Der Film ist nicht nur schnell – er schaut auch sehr gut aus.
Richtig, dabei ist „Stereo“ eine Low-Budget-Produktion. Wir hatten nur 2,6 Millionen Euro – das ist die Hälfte von dem, was normalerweise ein deutscher Film kostet. Und bei einer Romantic Comedy, da kann man locker mit sieben oder acht Millionen rechnen. „Stereo“ sieht aber überhaupt nicht billig aus. Wir hatten alles an technischem Equipment zur Verfügung, was man sich nur vorstellen kann. Unser Kameramann Ngo The Chau ist nicht nur sehr gut, sondern auch sehr beliebt in der Szene. Also haben uns die Equipment-Firmen einen guten Kurs gemacht.
 
Warum hat es so lange gedauert, dass Sie gemeinsam mit Moritz Bleibtreu spielen?
Das fragen Sie uns?  Vielleicht wäre es leichter, wenn es mehr Genre-Filme geben würde. Aber Moritz und ich gemeinsam in einer romantischen Komödie? Gut, das kann auch geil sein, doch für diese Filme haben wir unsere Pappenheimer. „Stereo“ war für uns interessant, weil es ein Film ist, der sich was traut. Und Projekte, die scheitern können, bei denen man verlieren kann – bei denen kann man auch  ein bisschen was gewinnen. Als Schauspieler leiden wir ja unter der Monokultur, wenn immer das Gleiche produziert wird. Deswegen haben Moritz und ich ja auch schon kleine, schmutzige Filme gedreht. Um irgendwie den Markt breiter zu machen und Zeichen zu setzen. „Stereo“ ist auch so etwas – und zugleich sehr unterhaltsam. Low Budget bedeutet mehr Freiheit, Energie und Möglichkeiten. Während Mainstream oft zu Kompromissen führt. Und viele Geldgeber, das heißt auch Zensur, sag‘ ich jetzt mal so, etwas übertrieben. Wir müssen nicht sechs Millionen Zuschauer haben mit „Stereo“. Wir haben uns ein bisschen Rock`n`Roll geleistet. Das ist cool.
 
Im Showdown hatte ich den Eindruck: Je mehr Blut fließt, umso größer werden die Gefühle der Figuren. Als ob Männer erst dann so richtig aus sich herausgehen können, wenn sie in einer Blutlache liegen…

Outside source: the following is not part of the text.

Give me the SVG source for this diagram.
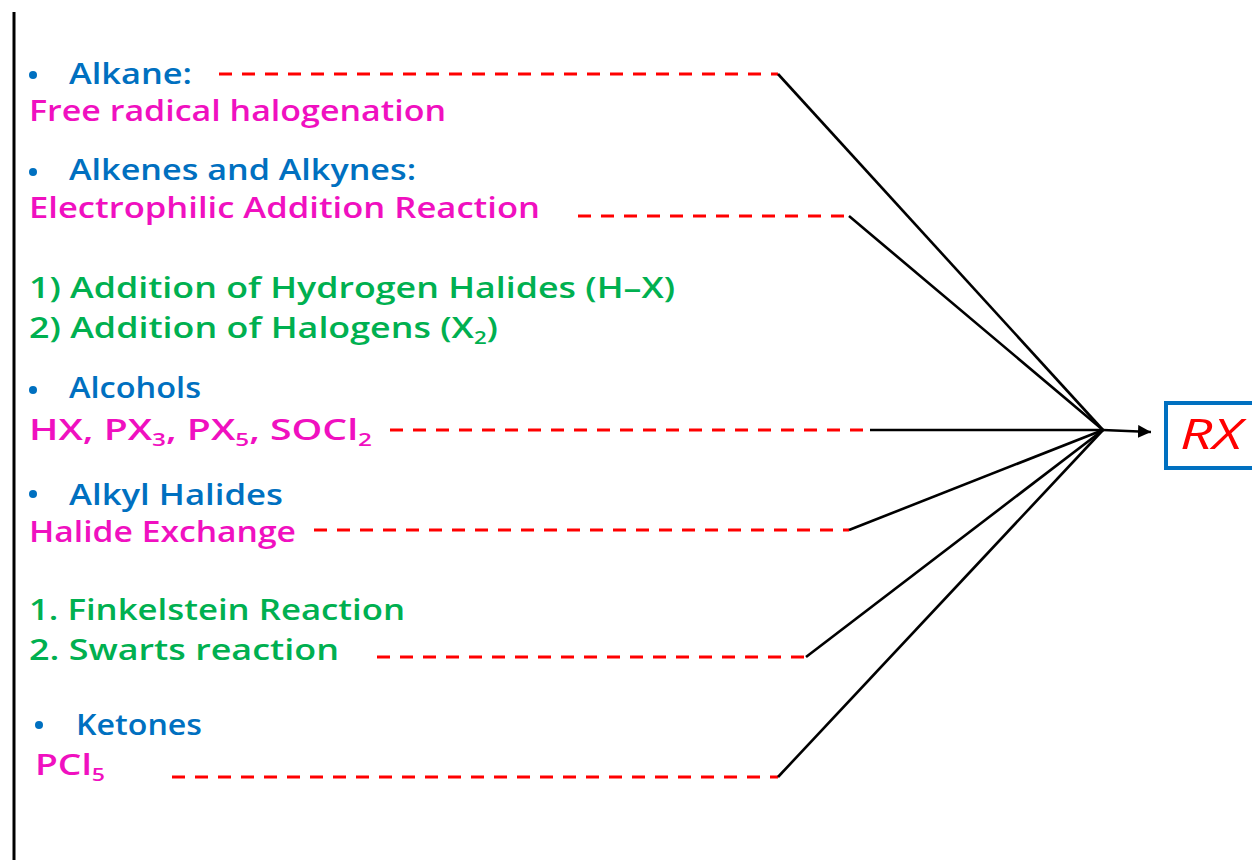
<svg xmlns="http://www.w3.org/2000/svg" width="1252" height="860" viewBox="0 0 1252 860">
<defs>
<style>
text{font-family:"Open Sans","Noto Sans",sans-serif;font-size:29px;font-weight:600;}
.b{fill:#0070C0;}
.m{fill:#F010C0;}
.g{fill:#00B050;}
.sub{font-size:18px;}
.dash{stroke:#FF0000;stroke-width:3;stroke-dasharray:13 10;fill:none;}
.conn{stroke:#000;stroke-width:2.6;fill:none;}
</style>
<marker id="ah" viewBox="0 0 10 10" refX="10" refY="5" markerWidth="5" markerHeight="5" orient="auto" markerUnits="strokeWidth">
<path d="M0,0 L10,5 L0,10 z" fill="#000"/>
</marker>
</defs>
<rect width="1252" height="860" fill="#fff"/>
<line x1="14" y1="12" x2="14" y2="860" stroke="#000" stroke-width="3"/>

<g id="alkane">
<circle cx="33" cy="75" r="4" fill="#0070C0"/>
<text class="b" x="69" y="84" textLength="123" lengthAdjust="spacingAndGlyphs">Alkane:</text>
<text class="m" x="29" y="121" textLength="417" lengthAdjust="spacingAndGlyphs">Free radical halogenation</text>
</g>
<g id="alkenes">
<circle cx="33" cy="172" r="4" fill="#0070C0"/>
<text class="b" x="69" y="180" textLength="347" lengthAdjust="spacingAndGlyphs">Alkenes and Alkynes:</text>
<text class="m" x="29" y="218" textLength="511" lengthAdjust="spacingAndGlyphs">Electrophilic Addition Reaction</text>
<text class="g" x="29" y="298" textLength="646" lengthAdjust="spacingAndGlyphs">1) Addition of Hydrogen Halides (H–X)</text>
<text class="g" x="29" y="338" textLength="469" lengthAdjust="spacingAndGlyphs">2) Addition of Halogens (X<tspan class="sub" dy="6">2</tspan><tspan dy="-6">)</tspan></text>
</g>
<g id="alcohols">
<circle cx="33" cy="390" r="4" fill="#0070C0"/>
<text class="b" x="69" y="398" textLength="132" lengthAdjust="spacingAndGlyphs">Alcohols</text>
<text class="m" x="29" y="440" textLength="343" lengthAdjust="spacingAndGlyphs">HX, PX<tspan class="sub" dy="6">3</tspan><tspan dy="-6">, PX</tspan><tspan class="sub" dy="6">5</tspan><tspan dy="-6">, SOCl</tspan><tspan class="sub" dy="6">2</tspan></text>
</g>
<g id="alkylhalides">
<circle cx="33" cy="494" r="4" fill="#0070C0"/>
<text class="b" x="69" y="505" textLength="214" lengthAdjust="spacingAndGlyphs">Alkyl Halides</text>
<text class="m" x="29" y="542" textLength="267" lengthAdjust="spacingAndGlyphs">Halide Exchange</text>
<text class="g" x="29" y="620" textLength="376" lengthAdjust="spacingAndGlyphs">1.  Finkelstein Reaction</text>
<text class="g" x="29" y="660" textLength="310" lengthAdjust="spacingAndGlyphs">2.  Swarts reaction</text>
</g>
<g id="ketones">
<circle cx="39" cy="725" r="4" fill="#0070C0"/>
<text class="b" x="76" y="735" textLength="126" lengthAdjust="spacingAndGlyphs">Ketones</text>
<text class="m" x="35" y="775" textLength="70" lengthAdjust="spacingAndGlyphs">PCl<tspan class="sub" dy="6">5</tspan></text>
</g>
<g id="rx">
<rect x="1166" y="403" width="100" height="65" fill="#fff" stroke="#0070C0" stroke-width="4"/>
<text x="1180" y="449" fill="#FF0000" font-style="italic" style="font-size:42px;font-weight:400" textLength="62" lengthAdjust="spacingAndGlyphs">RX</text>
</g>

<g id="connectors">
<line class="dash" x1="219" y1="74" x2="778" y2="74"/>
<line class="dash" x1="578" y1="216" x2="849" y2="216"/>
<line class="dash" x1="390" y1="430" x2="870" y2="430"/>
<line class="dash" x1="314" y1="530" x2="849" y2="530"/>
<line class="dash" x1="377" y1="657" x2="806" y2="657"/>
<line class="dash" x1="172" y1="777" x2="778" y2="777"/>
<line class="conn" x1="778" y1="74" x2="1103" y2="430"/>
<line class="conn" x1="849" y1="216" x2="1103" y2="430"/>
<line class="conn" x1="870" y1="430" x2="1103" y2="430"/>
<line class="conn" x1="849" y1="530" x2="1103" y2="430"/>
<line class="conn" x1="806" y1="657" x2="1103" y2="430"/>
<line class="conn" x1="778" y1="777" x2="1103" y2="430"/>
<line class="conn" x1="1103" y1="430" x2="1151" y2="432" marker-end="url(#ah)"/>
</g>
</svg>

Schöne Beschreibung! Keine Ahnung, ob das stimmt oder nicht – aber ich finde, es klingt auf jeden Fall total gut. Wenn Sie das so sehen, ist das fein. Es ist ja auch so im Film, dass am Schluss alle Emotionen zusammenkommen. Wenn man genau weiß, wo die wunden Punkte der Figuren liegen.
 
Sie sind einer der produktivsten deutschen Schauspieler. Sitzt da nicht manchmal ein kleiner Mann neben Ihnen – nämlich eine der vielen Rollen, die Sie schon gespielt haben? Ist es für Sie immer leicht, Realität und Fiktion auseinanderzuhalten?
Also, wir Schauspieler haben eh eine Macke. Wenn ich nicht Schauspieler wäre, und ich würde mit meinen Gedanken und damit, wie ich so ticke, zum Psychiater gehen – dann kriege ich auf jeden Fall ein Gutachten. Da bin ich mir sicher. Multiple Persönlichkeitsstörung. Narzisstische Persönlichkeitsstörung. Borderliner. Himmelhoch jauchzend – zu Tode betrübt: Das ist ja alles in einem drin.
 
Irgendwie haftet Ihnen ja das Image eines Außenseiters an…
Sehr gut. Das finde ich ein gutes Label. Ich mag das sehr. Man muss ja den Leuten nicht erklären, wie es wirklich ist. Das wäre uninteressant. Grundsätzlich versuche ich, alles mit Würde zu spielen. Und für mich ist jeder, den ich spiele, ein Mensch. Egal, was er getan hat.